- [Exercise prompt]
Skip the pictures and quote all of the lines exactly.
# start of Provided data
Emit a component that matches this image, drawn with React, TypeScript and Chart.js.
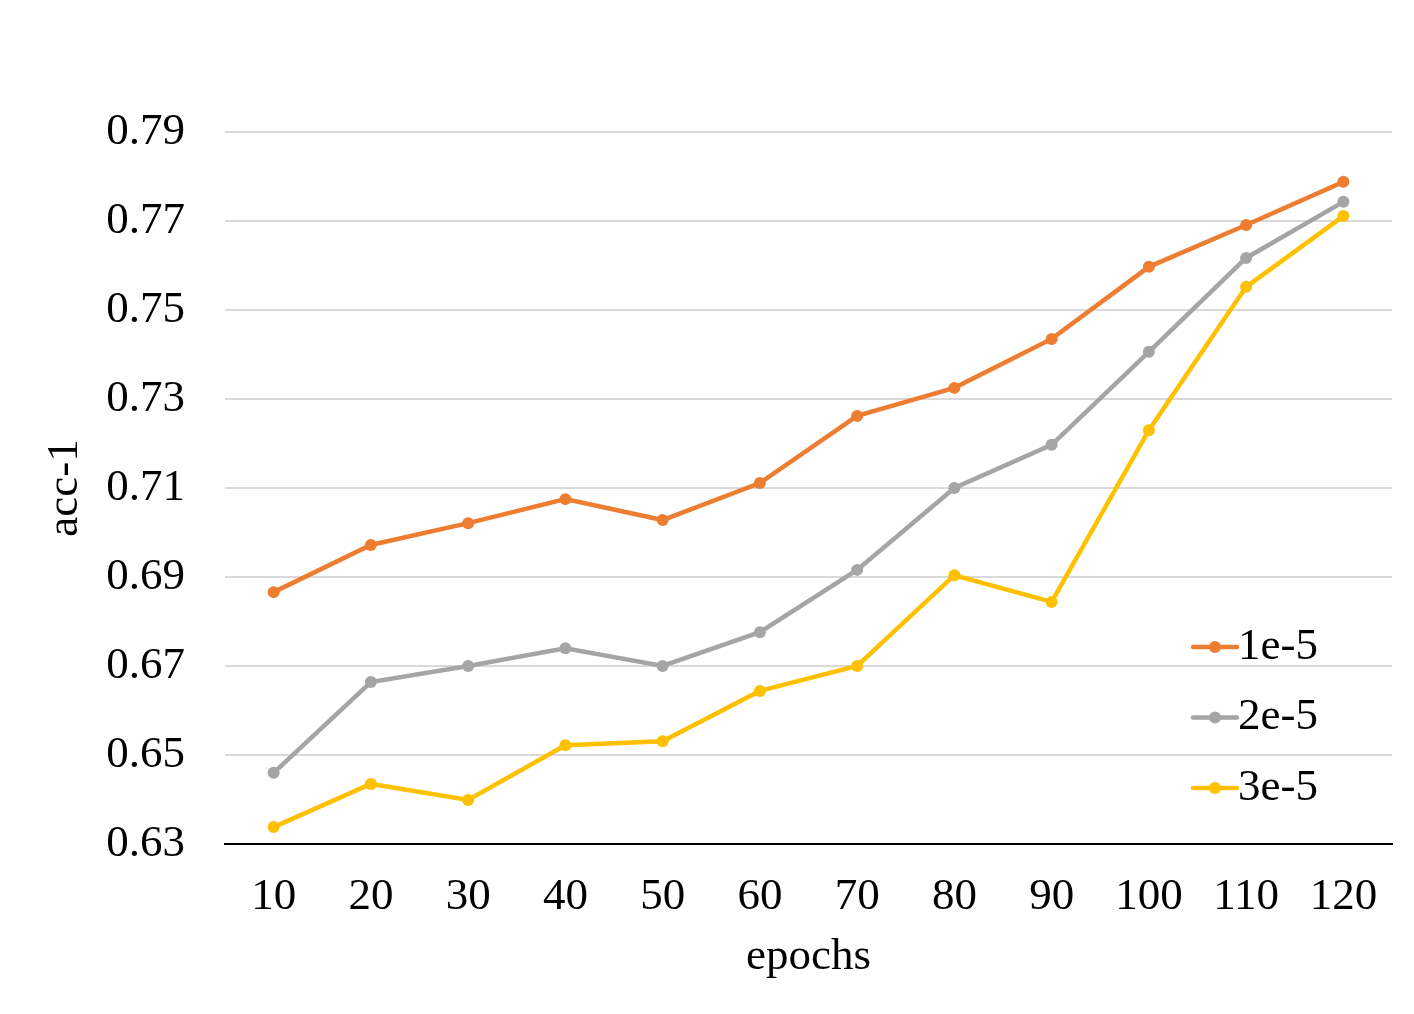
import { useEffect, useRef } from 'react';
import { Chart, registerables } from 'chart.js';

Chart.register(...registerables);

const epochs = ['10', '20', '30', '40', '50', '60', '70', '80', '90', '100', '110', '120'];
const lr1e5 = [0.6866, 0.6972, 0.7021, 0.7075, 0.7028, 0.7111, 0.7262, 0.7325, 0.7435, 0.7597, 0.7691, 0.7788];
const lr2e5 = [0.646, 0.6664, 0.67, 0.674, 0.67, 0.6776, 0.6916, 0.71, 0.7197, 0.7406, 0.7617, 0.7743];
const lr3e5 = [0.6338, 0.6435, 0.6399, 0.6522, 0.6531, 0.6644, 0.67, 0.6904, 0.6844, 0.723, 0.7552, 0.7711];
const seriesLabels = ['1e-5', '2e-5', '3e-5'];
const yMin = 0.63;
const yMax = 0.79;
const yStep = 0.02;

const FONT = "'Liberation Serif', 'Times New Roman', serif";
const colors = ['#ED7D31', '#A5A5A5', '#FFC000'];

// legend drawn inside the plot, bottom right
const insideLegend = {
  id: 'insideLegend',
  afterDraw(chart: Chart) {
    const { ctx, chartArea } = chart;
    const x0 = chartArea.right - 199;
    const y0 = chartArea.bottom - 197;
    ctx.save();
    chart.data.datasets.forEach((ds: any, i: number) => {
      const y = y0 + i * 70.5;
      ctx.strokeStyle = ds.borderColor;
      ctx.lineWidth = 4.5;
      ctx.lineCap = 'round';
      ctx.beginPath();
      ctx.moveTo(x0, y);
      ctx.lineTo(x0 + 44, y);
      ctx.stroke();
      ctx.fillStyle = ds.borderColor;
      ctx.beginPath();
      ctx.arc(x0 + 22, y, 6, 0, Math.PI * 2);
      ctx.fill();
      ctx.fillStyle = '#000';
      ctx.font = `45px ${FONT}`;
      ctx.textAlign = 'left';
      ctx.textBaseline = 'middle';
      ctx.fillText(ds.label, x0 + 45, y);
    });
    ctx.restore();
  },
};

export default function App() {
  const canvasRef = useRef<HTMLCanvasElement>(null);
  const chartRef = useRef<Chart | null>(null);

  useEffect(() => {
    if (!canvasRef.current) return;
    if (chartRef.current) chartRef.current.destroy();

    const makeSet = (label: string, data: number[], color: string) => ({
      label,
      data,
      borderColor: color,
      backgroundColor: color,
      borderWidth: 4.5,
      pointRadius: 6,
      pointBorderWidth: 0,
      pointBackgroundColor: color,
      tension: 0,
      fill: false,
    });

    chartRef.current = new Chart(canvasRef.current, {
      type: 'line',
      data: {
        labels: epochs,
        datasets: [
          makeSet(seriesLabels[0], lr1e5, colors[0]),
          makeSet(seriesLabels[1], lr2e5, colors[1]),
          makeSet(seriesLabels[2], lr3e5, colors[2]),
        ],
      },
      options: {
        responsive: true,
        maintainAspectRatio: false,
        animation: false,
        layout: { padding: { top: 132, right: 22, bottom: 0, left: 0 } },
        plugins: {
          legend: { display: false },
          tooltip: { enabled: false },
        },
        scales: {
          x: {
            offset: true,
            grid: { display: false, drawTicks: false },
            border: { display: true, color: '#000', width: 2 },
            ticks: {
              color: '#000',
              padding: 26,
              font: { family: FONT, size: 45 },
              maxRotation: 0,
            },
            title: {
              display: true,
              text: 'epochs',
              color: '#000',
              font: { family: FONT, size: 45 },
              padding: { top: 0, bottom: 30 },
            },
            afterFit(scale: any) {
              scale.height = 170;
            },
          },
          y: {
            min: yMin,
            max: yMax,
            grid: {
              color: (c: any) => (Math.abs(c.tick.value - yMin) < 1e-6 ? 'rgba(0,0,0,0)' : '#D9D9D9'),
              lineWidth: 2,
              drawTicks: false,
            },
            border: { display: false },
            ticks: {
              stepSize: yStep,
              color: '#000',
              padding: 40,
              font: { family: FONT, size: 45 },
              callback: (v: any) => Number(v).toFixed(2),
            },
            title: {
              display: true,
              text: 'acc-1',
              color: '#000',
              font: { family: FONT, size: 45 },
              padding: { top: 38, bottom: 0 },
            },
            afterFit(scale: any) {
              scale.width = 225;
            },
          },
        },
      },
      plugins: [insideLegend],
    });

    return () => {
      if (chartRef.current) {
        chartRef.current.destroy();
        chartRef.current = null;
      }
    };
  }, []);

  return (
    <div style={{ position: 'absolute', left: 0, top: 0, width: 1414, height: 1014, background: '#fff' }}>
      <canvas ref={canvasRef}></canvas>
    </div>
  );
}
# end of Provided data
- [Complete output]
Emit a component that matches this image, drawn with React, TypeScript and Chart.js.
import { useEffect, useRef } from 'react';
import { Chart, registerables } from 'chart.js';

Chart.register(...registerables);

const epochs = ['10', '20', '30', '40', '50', '60', '70', '80', '90', '100', '110', '120'];
const lr1e5 = [0.6866, 0.6972, 0.7021, 0.7075, 0.7028, 0.7111, 0.7262, 0.7325, 0.7435, 0.7597, 0.7691, 0.7788];
const lr2e5 = [0.646, 0.6664, 0.67, 0.674, 0.67, 0.6776, 0.6916, 0.71, 0.7197, 0.7406, 0.7617, 0.7743];
const lr3e5 = [0.6338, 0.6435, 0.6399, 0.6522, 0.6531, 0.6644, 0.67, 0.6904, 0.6844, 0.723, 0.7552, 0.7711];
const seriesLabels = ['1e-5', '2e-5', '3e-5'];
const yMin = 0.63;
const yMax = 0.79;
const yStep = 0.02;

const FONT = "'Liberation Serif', 'Times New Roman', serif";
const colors = ['#ED7D31', '#A5A5A5', '#FFC000'];

// legend drawn inside the plot, bottom right
const insideLegend = {
  id: 'insideLegend',
  afterDraw(chart: Chart) {
    const { ctx, chartArea } = chart;
    const x0 = chartArea.right - 199;
    const y0 = chartArea.bottom - 197;
    ctx.save();
    chart.data.datasets.forEach((ds: any, i: number) => {
      const y = y0 + i * 70.5;
      ctx.strokeStyle = ds.borderColor;
      ctx.lineWidth = 4.5;
      ctx.lineCap = 'round';
      ctx.beginPath();
      ctx.moveTo(x0, y);
      ctx.lineTo(x0 + 44, y);
      ctx.stroke();
      ctx.fillStyle = ds.borderColor;
      ctx.beginPath();
      ctx.arc(x0 + 22, y, 6, 0, Math.PI * 2);
      ctx.fill();
      ctx.fillStyle = '#000';
      ctx.font = `45px ${FONT}`;
      ctx.textAlign = 'left';
      ctx.textBaseline = 'middle';
      ctx.fillText(ds.label, x0 + 45, y);
    });
    ctx.restore();
  },
};

export default function App() {
  const canvasRef = useRef<HTMLCanvasElement>(null);
  const chartRef = useRef<Chart | null>(null);

  useEffect(() => {
    if (!canvasRef.current) return;
    if (chartRef.current) chartRef.current.destroy();

    const makeSet = (label: string, data: number[], color: string) => ({
      label,
      data,
      borderColor: color,
      backgroundColor: color,
      borderWidth: 4.5,
      pointRadius: 6,
      pointBorderWidth: 0,
      pointBackgroundColor: color,
      tension: 0,
      fill: false,
    });

    chartRef.current = new Chart(canvasRef.current, {
      type: 'line',
      data: {
        labels: epochs,
        datasets: [
          makeSet(seriesLabels[0], lr1e5, colors[0]),
          makeSet(seriesLabels[1], lr2e5, colors[1]),
          makeSet(seriesLabels[2], lr3e5, colors[2]),
        ],
      },
      options: {
        responsive: true,
        maintainAspectRatio: false,
        animation: false,
        layout: { padding: { top: 132, right: 22, bottom: 0, left: 0 } },
        plugins: {
          legend: { display: false },
          tooltip: { enabled: false },
        },
        scales: {
          x: {
            offset: true,
            grid: { display: false, drawTicks: false },
            border: { display: true, color: '#000', width: 2 },
            ticks: {
              color: '#000',
              padding: 26,
              font: { family: FONT, size: 45 },
              maxRotation: 0,
            },
            title: {
              display: true,
              text: 'epochs',
              color: '#000',
              font: { family: FONT, size: 45 },
              padding: { top: 0, bottom: 30 },
            },
            afterFit(scale: any) {
              scale.height = 170;
            },
          },
          y: {
            min: yMin,
            max: yMax,
            grid: {
              color: (c: any) => (Math.abs(c.tick.value - yMin) < 1e-6 ? 'rgba(0,0,0,0)' : '#D9D9D9'),
              lineWidth: 2,
              drawTicks: false,
            },
            border: { display: false },
            ticks: {
              stepSize: yStep,
              color: '#000',
              padding: 40,
              font: { family: FONT, size: 45 },
              callback: (v: any) => Number(v).toFixed(2),
            },
            title: {
              display: true,
              text: 'acc-1',
              color: '#000',
              font: { family: FONT, size: 45 },
              padding: { top: 38, bottom: 0 },
            },
            afterFit(scale: any) {
              scale.width = 225;
            },
          },
        },
      },
      plugins: [insideLegend],
    });

    return () => {
      if (chartRef.current) {
        chartRef.current.destroy();
        chartRef.current = null;
      }
    };
  }, []);

  return (
    <div style={{ position: 'absolute', left: 0, top: 0, width: 1414, height: 1014, background: '#fff' }}>
      <canvas ref={canvasRef}></canvas>
    </div>
  );
}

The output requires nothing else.